Sir Charles CourtPrint Page
A statue commemorates West Australian Premier Sir Charles Court. The statue was unveiled on the 29th September 2011 on the occasion of Sir Charles Court's 100th birthday. The statue is symbolically located on St Georges Terrace near Parliament House and the Woodside Building to highlight Sir Charles' role in the development of the North-West Shelf and Western Australia.
Sir Charles Court served as a Member of the WA Parliament for 29 years from 1974 until 1982 and is famed for his hand in WA's mining boom. Sir Charles was a strong advocate for WA and a man who defended the right of the State to manage its own affairs.
Sir Charles was also known for his divisive decisions including the close of the Perth-Fremantle railway service and his role in the Noonkanbah land-rights dispute which led to a low point between indigenous and government relations. Sir Charles Court died in 2007.

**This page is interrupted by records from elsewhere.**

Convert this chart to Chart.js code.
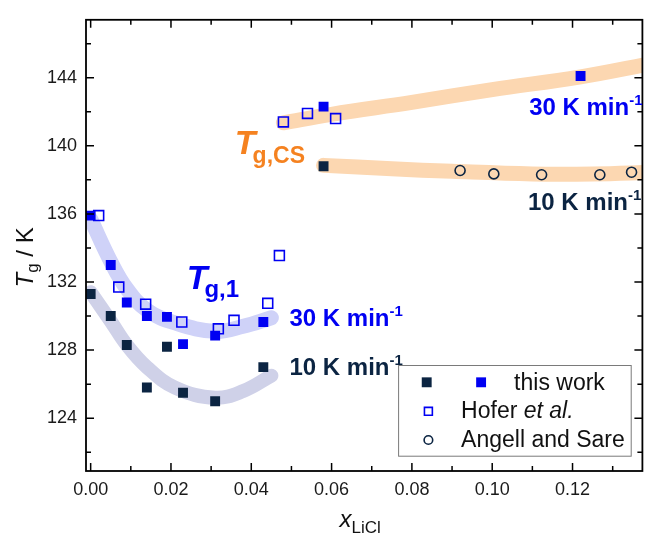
<!DOCTYPE html>
<html>
<head>
<meta charset="utf-8">
<script src="https://cdn.jsdelivr.net/npm/chart.js@4.4.0/dist/chart.umd.min.js"></script>
<style>
  html, body { margin: 0; padding: 0; background: #fff; }
  #wrap { width: 651px; height: 540px; }
</style>
</head>
<body>
<div id="wrap"><canvas id="tg-chart" width="651" height="540"></canvas></div>
<script>
// glass transition temperatures of LiCl solutions
var xWork10 = [0.000, 0.005, 0.009, 0.014, 0.019, 0.023, 0.031, 0.043, 0.058];
var tWork10 = [131.3, 130.0, 128.3, 125.8, 128.2, 125.5, 125.0, 127.0, 138.8];
var xWork30 = [0.000, 0.005, 0.009, 0.014, 0.019, 0.023, 0.031, 0.043, 0.058, 0.122];
var tWork30 = [135.9, 133.0, 130.8, 130.0, 129.95, 128.35, 128.85, 129.65, 142.3, 144.1];
var xHofer = [0.002, 0.007, 0.0137, 0.0227, 0.0318, 0.0357, 0.0441, 0.047, 0.048, 0.054, 0.061];
var tHofer = [135.9, 131.7, 130.7, 129.65, 129.25, 129.75, 130.75, 133.55, 141.4, 141.9, 141.6];
var xAngell = [0.092, 0.1004, 0.1123, 0.1268, 0.1347];
var tAngell = [138.55, 138.35, 138.3, 138.3, 138.45];

// guide bands drawn under the points
var xBand1Fast = [0.000, 0.005, 0.009, 0.014, 0.021, 0.031, 0.038, 0.045];
var tBand1Fast = [135.7, 133.2, 131.6, 130.35, 129.6, 129.1, 129.4, 129.9];
var xBand1Slow = [0.000, 0.005, 0.009, 0.014, 0.021, 0.031, 0.038, 0.045];
var tBand1Slow = [131.4, 129.7, 128.3, 127.0, 125.8, 125.2, 125.6, 126.5];
var xBandCsFast = [0.048, 0.060, 0.080, 0.100, 0.122, 0.140];
var tBandCsFast = [141.35, 141.85, 142.55, 143.3, 144.05, 144.85];
var xBandCsSlow = [0.058, 0.075, 0.090, 0.110, 0.125, 0.140];
var tBandCsSlow = [138.85, 138.65, 138.5, 138.35, 138.35, 138.45];

var xTicks = [0.00, 0.02, 0.04, 0.06, 0.08, 0.10, 0.12];
var xMinor = [0.01, 0.03, 0.05, 0.07, 0.09, 0.11, 0.13];
var yTicks = [124, 128, 132, 136, 140, 144];
var yMinor = [122, 126, 130, 134, 138, 142, 146];

var NAVY = '#0b2442';
var BLUE = '#0000f2';
var ORANGE = '#f58220';
var FONT = '"Liberation Sans", Arial, sans-serif';

function pts(xs, ys) {
  return xs.map(function (x, i) { return { x: x, y: ys[i] }; });
}

function band(xs, ys, color, width) {
  return {
    data: pts(xs, ys), showLine: true, borderColor: color, borderWidth: width,
    borderCapStyle: 'round', borderJoinStyle: 'round', tension: 0.4,
    pointRadius: 0, pointHoverRadius: 0, order: 10
  };
}

function marks(xs, ys, style, radius, fill, stroke, bw) {
  return {
    data: pts(xs, ys), showLine: false, pointStyle: style, pointRadius: radius,
    pointHoverRadius: radius, backgroundColor: fill, borderColor: stroke,
    pointBorderWidth: bw, order: 1
  };
}

// draws a run of text pieces: [text, font, color, dy, dx]
function drawParts(ctx, x, y, parts, align) {
  var w = 0;
  parts.forEach(function (p) { ctx.font = p[1]; w += ctx.measureText(p[0]).width + (p[4] || 0); });
  var cx = align === 'center' ? x - w / 2 : x;
  parts.forEach(function (p) {
    ctx.font = p[1];
    ctx.fillStyle = p[2];
    cx += p[4] || 0;
    ctx.fillText(p[0], cx, y + (p[3] || 0));
    cx += ctx.measureText(p[0]).width;
  });
}

var notes = [
  { x: 0.0359, t: 139.49, parts: [['T', 'italic bold 34px ' + FONT, ORANGE], ['g,CS', 'bold 23px ' + FONT, ORANGE, 8.6, -3]] },
  { x: 0.0239, t: 131.61, parts: [['T', 'italic bold 34px ' + FONT, BLUE], ['g,1', 'bold 24px ' + FONT, BLUE, 8, -3]] },
  { x: 0.0495, t: 129.44, parts: [['30 K min', 'bold 24px ' + FONT, BLUE], ['-1', 'bold 15px ' + FONT, BLUE, -10]] },
  { x: 0.0495, t: 126.53, parts: [['10 K min', 'bold 24px ' + FONT, NAVY], ['-1', 'bold 15px ' + FONT, NAVY, -10]] },
  { x: 0.1092, t: 141.80, parts: [['30 K min', 'bold 24px ' + FONT, BLUE], ['-1', 'bold 15px ' + FONT, BLUE, -10]] },
  { x: 0.1089, t: 136.23, parts: [['10 K min', 'bold 24px ' + FONT, NAVY], ['-1', 'bold 15px ' + FONT, NAVY, -10]] }
];

var framePlugin = {
  id: 'frame',
  afterDatasetsDraw: function (chart) {
    var ctx = chart.ctx, a = chart.chartArea;
    var xs = chart.scales.x, ys = chart.scales.y;
    ctx.save();
    ctx.strokeStyle = '#000';
    ctx.lineWidth = 1.8;
    ctx.strokeRect(a.left, a.top, a.right - a.left, a.bottom - a.top);
    ctx.lineWidth = 1.5;
    ctx.beginPath();
    function xTick(v, len) {
      var px = xs.getPixelForValue(v);
      ctx.moveTo(px, a.bottom); ctx.lineTo(px, a.bottom - len);
      ctx.moveTo(px, a.top); ctx.lineTo(px, a.top + len);
    }
    function yTick(v, len) {
      var py = ys.getPixelForValue(v);
      ctx.moveTo(a.left, py); ctx.lineTo(a.left + len, py);
      ctx.moveTo(a.right, py); ctx.lineTo(a.right - len, py);
    }
    xTicks.forEach(function (v) { xTick(v, 8); });
    xMinor.forEach(function (v) { xTick(v, 5); });
    yTicks.forEach(function (v) { yTick(v, 8); });
    yMinor.forEach(function (v) { yTick(v, 5); });
    ctx.stroke();

    // annotations
    ctx.textAlign = 'left';
    ctx.textBaseline = 'alphabetic';
    notes.forEach(function (n) {
      drawParts(ctx, xs.getPixelForValue(n.x), ys.getPixelForValue(n.t), n.parts);
    });

    // axis titles
    drawParts(ctx, (a.left + a.right) / 2 - 4, 527, [
      ['x', 'italic 24px ' + FONT, '#111'], ['LiCl', '17px ' + FONT, '#111', 6]
    ], 'center');
    ctx.translate(33, (a.top + a.bottom) / 2 + 12);
    ctx.rotate(-Math.PI / 2);
    drawParts(ctx, 0, 0, [
      ['T', 'italic 24px ' + FONT, '#111'], ['g', '17px ' + FONT, '#111', 5], [' / K', '24px ' + FONT, '#111']
    ], 'center');
    ctx.restore();
  },
  afterDraw: function (chart) {
    // legend box
    var ctx = chart.ctx, a = chart.chartArea;
    var r = a.right - 10.7, b = a.bottom - 14.3, l = r - 233.6, t = b - 91.7;
    ctx.save();
    ctx.fillStyle = '#fff';
    ctx.fillRect(l, t, r - l, b - t);
    ctx.strokeStyle = '#7a7a7a';
    ctx.lineWidth = 1;
    ctx.strokeRect(l + 0.5, t + 0.5, r - l - 1, b - t - 1);
    var H = Chart.helpers;
    ctx.fillStyle = NAVY; ctx.strokeStyle = NAVY;
    H.drawPoint(ctx, { pointStyle: 'rect', radius: 7, borderWidth: 0 }, l + 28.6, t + 17.3);
    ctx.fillStyle = BLUE; ctx.strokeStyle = BLUE;
    H.drawPoint(ctx, { pointStyle: 'rect', radius: 7, borderWidth: 0 }, l + 83, t + 17.3);
    ctx.fillStyle = 'rgba(0,0,0,0)'; ctx.strokeStyle = BLUE; ctx.lineWidth = 1.6;
    H.drawPoint(ctx, { pointStyle: 'rect', radius: 5.6, borderWidth: 1.6 }, l + 30.3, t + 46.3);
    ctx.strokeStyle = NAVY;
    H.drawPoint(ctx, { pointStyle: 'circle', radius: 4.3, borderWidth: 1.6 }, l + 30.3, t + 75);
    ctx.textAlign = 'left';
    ctx.textBaseline = 'alphabetic';
    drawParts(ctx, l + 116, t + 25, [['this work', '23px ' + FONT, '#111']]);
    drawParts(ctx, l + 63, t + 53.3, [['Hofer ', '23px ' + FONT, '#111'], ['et al.', 'italic 23px ' + FONT, '#111']]);
    drawParts(ctx, l + 63, t + 81.7, [['Angell and Sare', '23px ' + FONT, '#111']]);
    ctx.restore();
  }
};

new Chart(document.getElementById('tg-chart'), {
  type: 'scatter',
  data: {
    datasets: [
      band(xBand1Fast, tBand1Fast, '#cfd2f8', 15),
      band(xBand1Slow, tBand1Slow, '#cfd1e8', 14),
      band(xBandCsFast, tBandCsFast, '#fcd7b1', 15),
      band(xBandCsSlow, tBandCsSlow, '#fcd7b1', 15),
      marks(xHofer, tHofer, 'rect', 7, 'rgba(0,0,0,0)', BLUE, 1.6),
      marks(xAngell, tAngell, 'circle', 5, 'rgba(0,0,0,0)', NAVY, 1.6),
      marks(xWork10, tWork10, 'rect', 7, NAVY, NAVY, 0),
      marks(xWork30, tWork30, 'rect', 7, BLUE, BLUE, 0)
    ]
  },
  options: {
    responsive: false,
    animation: false,
    events: [],
    layout: { padding: { left: 0, right: 1, top: 16, bottom: 0 } },
    plugins: { legend: { display: false }, tooltip: { enabled: false } },
    scales: {
      x: {
        type: 'linear', min: -0.00116, max: 0.1374,
        grid: { display: false, drawTicks: false },
        border: { display: false },
        afterFit: function (s) { s.height = 69; },
        afterBuildTicks: function (s) { s.ticks = xTicks.map(function (v) { return { value: v }; }); },
        ticks: {
          padding: 8, color: '#1a1a1a', font: { family: FONT, size: 18 },
          callback: function (v) { return Number(v).toFixed(2); }
        }
      },
      y: {
        type: 'linear', min: 120.9, max: 147.4,
        grid: { display: false, drawTicks: false },
        border: { display: false },
        afterFit: function (s) { s.width = 86; },
        afterBuildTicks: function (s) { s.ticks = yTicks.map(function (v) { return { value: v }; }); },
        ticks: { padding: 9, color: '#1a1a1a', font: { family: FONT, size: 18 } }
      }
    }
  },
  plugins: [framePlugin]
});
</script>
</body>
</html>
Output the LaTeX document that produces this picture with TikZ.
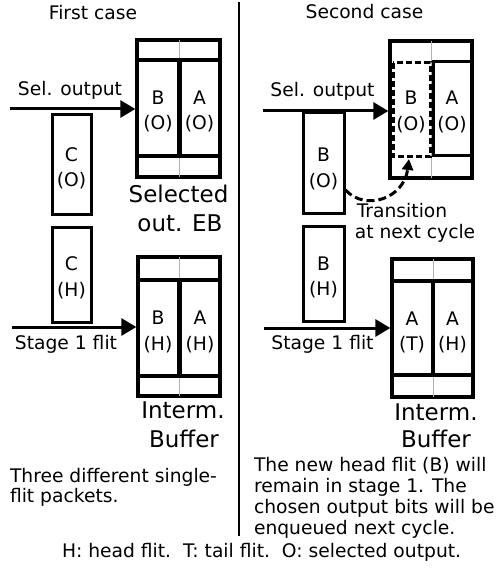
\documentclass[tikz,border=0pt]{standalone}
\usepackage{fontspec}
\setmainfont{DejaVu Sans}
\usetikzlibrary{arrows.meta,calc}
\begin{document}
\begin{tikzpicture}[x=1pt,y=-1pt,
  txt/.style={inner sep=0pt,outer sep=0pt,anchor=base,font=\fontsize{18.7}{21.5}\selectfont},
  txtl/.style={txt,anchor=base west},
  big/.style={inner sep=0pt,outer sep=0pt,anchor=base,font=\fontsize{23}{28}\selectfont},
  buf/.style={draw,line width=3.3pt,inner sep=0pt},
  flitbox/.style={draw,line width=3pt,inner sep=0pt,fill=white},
  sep/.style={line width=3.3pt},
  grayline/.style={line width=1pt,draw=black!30},
  arr/.style={line width=3pt,-{Triangle[length=15pt,width=17pt]}},
  trans/.style={line width=3pt,dash pattern=on 8pt off 4pt,-{Triangle[length=11pt,width=11pt]}},
  dbox/.style={line width=3pt,dash pattern=on 6pt off 3pt}
]
\useasboundingbox (0,0) rectangle (497,569);

% divider
\coordinate (dtop) at (239,2);
\coordinate (dbot) at (239,536);
\draw[line width=2.5pt] (dtop) -- (dbot);

% titles
\node[txt] (t1) at (93,20) {First case};
\node[txt] (t2) at (364.5,19) {Second case};

% ===== First case =====
\node[buf,minimum width=83pt,minimum height=137pt] (ebL) at (178.5,108.5) {};
\draw[grayline] (179,40) -- (179,177);
\draw[sep] (137,60) -- (220,60);
\draw[sep] (137,156) -- (220,156);
\draw[line width=5pt] (179,60) -- (179,156);
\node[txt] (ebLB) at (158,105) {B};
\node[txt] (ebLBo) at (158,130) {(O)};
\node[txt] (ebLA) at (199.5,105) {A};
\node[txt] (ebLAo) at (199.5,130) {(O)};

\coordinate (selL) at (10,109);
\draw[arr] (selL) -- (selL -| ebL.west);
\node[txt] (selLt) at (70,96) {Sel. output};

\node[flitbox,minimum width=39pt,minimum height=99pt] (cO) at (71.5,164.5) {};
\node[txt] (cOC) at (71.5,162) {C};
\node[txt] (cOo) at (71.5,186) {(O)};

\node[big] (selL1) at (178.5,203) {Selected};
\node[big] (selL2) at (180,231) {out. EB};

\node[flitbox,minimum width=39pt,minimum height=95pt] (cH) at (71.5,274.5) {};
\node[txt] (cHC) at (71.5,270.5) {C};
\node[txt] (cHh) at (71.5,296.5) {(H)};

\node[buf,minimum width=82pt,minimum height=139pt] (ibL) at (179,326.5) {};
\draw[grayline] (179,257) -- (179,396);
\draw[sep] (138,280) -- (220,280);
\draw[sep] (138,376) -- (220,376);
\draw[line width=5pt] (179,280) -- (179,376);
\node[txt] (ibLB) at (158,324) {B};
\node[txt] (ibLBh) at (158,350) {(H)};
\node[txt] (ibLA) at (200,324) {A};
\node[txt] (ibLAh) at (200,350) {(H)};

\coordinate (stL) at (12,327);
\draw[arr] (stL) -- (stL -| ibL.west);
\node[txt] (stLt) at (66,349) {Stage 1 flit};

\node[big] (ibL1) at (183,418) {Interm.};
\node[big] (ibL2) at (184,447) {Buffer};

\node[txtl] (pL1) at (10,482) {Three different single-};
\node[txtl] (pL2) at (10,502) {flit packets.};

% ===== Second case =====
\node[buf,minimum width=82pt,minimum height=137pt] (ebR) at (431,109.5) {};
\draw[grayline] (431,41) -- (431,178);
\draw[line width=3pt] (433,62) rectangle (471,156);
\draw[dbox] (393,63) rectangle (430,157);
\node[txt] (ebRB) at (411,105) {B};
\node[txt] (ebRBo) at (411,131) {(O)};
\node[txt] (ebRA) at (452,105) {A};
\node[txt] (ebRAo) at (452,131) {(O)};

\coordinate (selR) at (263,111);
\draw[arr] (selR) -- (selR -| ebR.west);
\node[txt] (selRt) at (322.5,97) {Sel. output};

\node[flitbox,minimum width=41pt,minimum height=100pt] (bO) at (323.5,163) {};
\node[txt] (bOB) at (323.5,162) {B};
\node[txt] (bOo) at (323.5,187) {(O)};

\coordinate (trEnd) at (409,159);
\draw[trans] (bO.east |- 0,190) .. controls (366,212) and (404,198) .. (trEnd);

\node[txt] (tr1) at (402,217) {Transition};
\node[txt] (tr2) at (415,238) {at next cycle};

\node[flitbox,minimum width=41pt,minimum height=95pt] (bH) at (323.5,273.5) {};
\node[txt] (bHB) at (323.5,270) {B};
\node[txt] (bHh) at (323.5,295) {(H)};

\node[buf,minimum width=81pt,minimum height=138pt] (ibR) at (432.5,328) {};
\draw[grayline] (433,259) -- (433,397);
\draw[sep] (392,281) -- (473,281);
\draw[sep] (392,375) -- (473,375);
\draw[line width=3.3pt] (433,281) -- (433,375);
\node[txt] (ibRA) at (412,325) {A};
\node[txt] (ibRAt) at (412,350) {(T)};
\node[txt] (ibRA2) at (452.5,325) {A};
\node[txt] (ibRAh) at (452.5,350) {(H)};

\coordinate (stR) at (264,328);
\draw[arr] (stR) -- (stR -| ibR.west);
\node[txt] (stRt) at (322.5,349) {Stage 1 flit};

\node[big] (ibR1) at (436,420) {Interm.};
\node[big] (ibR2) at (436,447) {Buffer};

\node[txtl] (pR1) at (254,471) {The new head flit (B) will};
\node[txtl] (pR2) at (254,492) {remain in stage 1. The};
\node[txtl] (pR3) at (254,513) {chosen output bits will be};
\node[txtl] (pR4) at (254,534) {enqueued next cycle.};

\node[txtl] (cap) at (62,557) {H: head flit.\ \ T: tail flit.\ \ O: selected output.};
\end{tikzpicture}
\end{document}
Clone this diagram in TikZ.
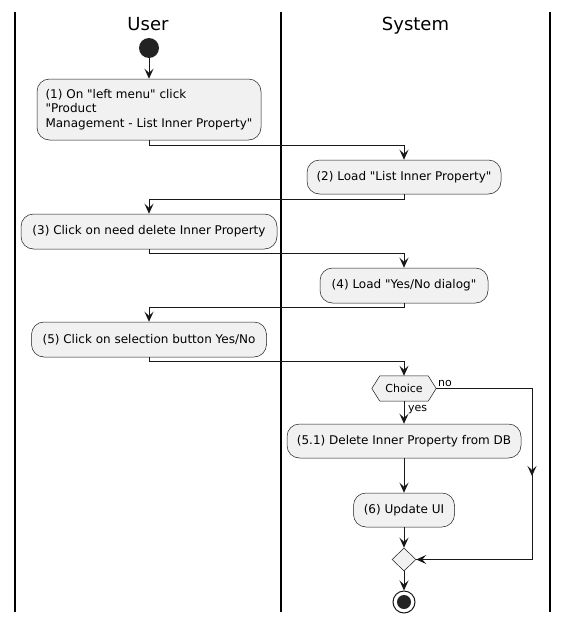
\documentclass[tikz,border=0pt]{standalone}
\usepackage{fontspec}
\setmainfont{DejaVu Sans}[Ligatures=TeXOff]
\usetikzlibrary{arrows.meta,shapes.geometric}
\definecolor{ln}{HTML}{181818}
\definecolor{bx}{HTML}{F1F1F1}
\begin{document}
\begin{tikzpicture}[x=1pt,y=-1pt,
  act/.style={draw=ln,line width=0.5pt,fill=bx,rounded corners=12.5pt,inner sep=0pt,
    font=\fontsize{12}{14.2}\selectfont,text=black},
  arr/.style={draw=ln,line width=1pt,-{Stealth[length=10pt,width=9pt,inset=4pt]}},
  lane/.style={draw=black,line width=1.5pt},
  lbl/.style={font=\fontsize{11}{13}\selectfont,inner sep=0pt},
  head/.style={font=\fontsize{18}{20}\selectfont,inner sep=0pt,anchor=base}]
\useasboundingbox (0,0) rectangle (569,624);
\draw[lane] (15,12) -- (15,612);
\draw[lane] (281,12) -- (281,612);
\draw[lane] (550,12) -- (550,612);
\node[head] (huser) at (148,30) {User};
\node[head] (hsys) at (415.5,30) {System};

\fill[ln!95!white] (149,48) circle (10);
\node[circle,minimum size=20pt,inner sep=0pt] (start) at (149,48) {};

\node[act,align=left,minimum width=224pt,minimum height=61pt] (b1) at (149,109.5)
  {(1) On "left menu" click\\"Product\\Management - List Inner Property"};
\node[act,minimum width=194pt,minimum height=34pt] (b2) at (404,177) {(2) Load "List Inner Property"};
\node[act,minimum width=256pt,minimum height=35pt] (b3) at (149,231.5) {(3) Click on need delete Inner Property};
\node[act,minimum width=168pt,minimum height=35pt] (b4) at (404,285.5) {(4) Load "Yes/No dialog"};
\node[act,minimum width=235pt,minimum height=35pt] (b5) at (149,339.5) {(5) Click on selection button Yes/No};

\node[minimum width=64pt,minimum height=25pt,inner sep=0pt,font=\fontsize{11}{13}\selectfont] (ch) at (404,388.5) {Choice};
\draw[ln,line width=0.5pt,fill=bx] (ch.west) -- ([xshift=8pt]ch.north west) -- ([xshift=-8pt]ch.north east)
  -- (ch.east) -- ([xshift=-8pt]ch.south east) -- ([xshift=8pt]ch.south west) -- cycle;
\node[inner sep=0pt,font=\fontsize{11}{13}\selectfont] at (ch) {Choice};

\node[act,minimum width=234pt,minimum height=34pt] (b51) at (404,441) {(5.1) Delete Inner Property from DB};
\node[act,minimum width=101pt,minimum height=34pt] (b6) at (404,510) {(6) Update UI};
\node[diamond,draw=ln,line width=0.5pt,fill=bx,minimum width=24pt,minimum height=23pt,inner sep=0pt] (mg) at (404,559.5) {};

\node[circle,draw=ln,line width=1pt,fill=white,minimum size=22pt,inner sep=0pt] (end) at (404,602) {};
\fill[ln!95!white] (end) circle (7);

\coordinate (nocorner) at (532,388.5);
\draw[arr] (start) -- (b1.north);
\draw[arr] (b1.south) -- ++(0,5) -| (b2.north);
\draw[arr] (b2.south) -- ++(0,5) -| (b3.north);
\draw[arr] (b3.south) -- ++(0,4) -| (b4.north);
\draw[arr] (b4.south) -- ++(0,4) -| (b5.north);
\draw[arr] (b5.south) -- ++(0,4) -| (ch.north);
\draw[arr] (ch.south) -- (b51.north);
\draw[arr] (b51.south) -- (b6.north);
\draw[arr] (b6.south) -- (mg.north);
\draw[arr] (mg.south) -- (end.north);
\draw[ln,line width=1pt] (ch.east) -- (nocorner) -- (nocorner |- mg) -- (mg.east);
\draw[arr] (nocorner) -- (532,476);
\draw[arr] (nocorner |- mg) -- (mg.east);
\node[lbl,anchor=base west] (lno) at (438,386) {no};
\node[lbl,anchor=base west] (lyes) at (408,411) {yes};
\end{tikzpicture}
\end{document}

|Address:||St Georges Terrace, Perth, 6000|
|GPS Coordinates:||Lat: -31.953188|
Note: GPS Coordinates are approximate.
|Sub-Theme:||Government - State|
|Monument Designer:||Tony Jones & Ben Jones|
|Actual Monument Dedication Date:||Thursday 29th September, 2011|
Sir Charles Court
Sir Charles Court AK KCMG OBE
Sir Charles Court was a man of vision and creativity whose achievements ensured the prosperity of generations of Australians.
Born on 29 September 1911 to a working class family, he was an Australian champion cornet player in his teens, and participated in and conducted bands and orchestras. Aged 21, he started his own accountancy practice before joining in partnership to form Hendry, Rae and Court. He married Rita Steffanonio in 1936 and they had five sons : Victor, Barry, Kenneth, Richard and Geoffrey. Exceptional service during World War Two led the the award of the OBE.
Sir Charles became the Member for Nedlands in 1953. From 1959 to 1971 he was the Minister for Industrial Development and the North West, and held the Railways portfolio for eight years. Factory employment became the highest in WA`s history and railway trains and services were modernised. In agreements he negotiated to mine iron ore, mining companies built towns, ports, railways and roads to further his belief in permanent communities with access to first-class education, health and recreational facilities. He played a major part in decisions to dam the Ord River and to build a standard gauge railway from the Indian to Pacific Oceans.
In 1974, Sir Charles became the Premier, Treasure and the Minister for Economic and Regional Development, positions he held until he resigned as Member for Nedlands and Premier in January 1982.
While Premier, Australia`s first state legal aid legislation was passed, His Majesty`s Theatre was bought and renovated, the Art Gallery was built, and the WA Academy of Performing Arts established. Funding was improved for education, arts and culture and the Argyle Diamonds agreement was finalised.
In protracted negotiations to develop North West Shelf gas, Sir Charles fought to ensure Western Australia benefited from royalty income and that local companies provided two-thirds of construction work. When the domestic gas phase was completed it was the world`s biggest natural resource project and the largest engineering project in Australian history.
The remarkable number of his Australian and overseas awards was added to until his death on 22 December 2007, aged 96.
The inspiration for Sir Charles throughout his life was love of family, Western Australia and Australia.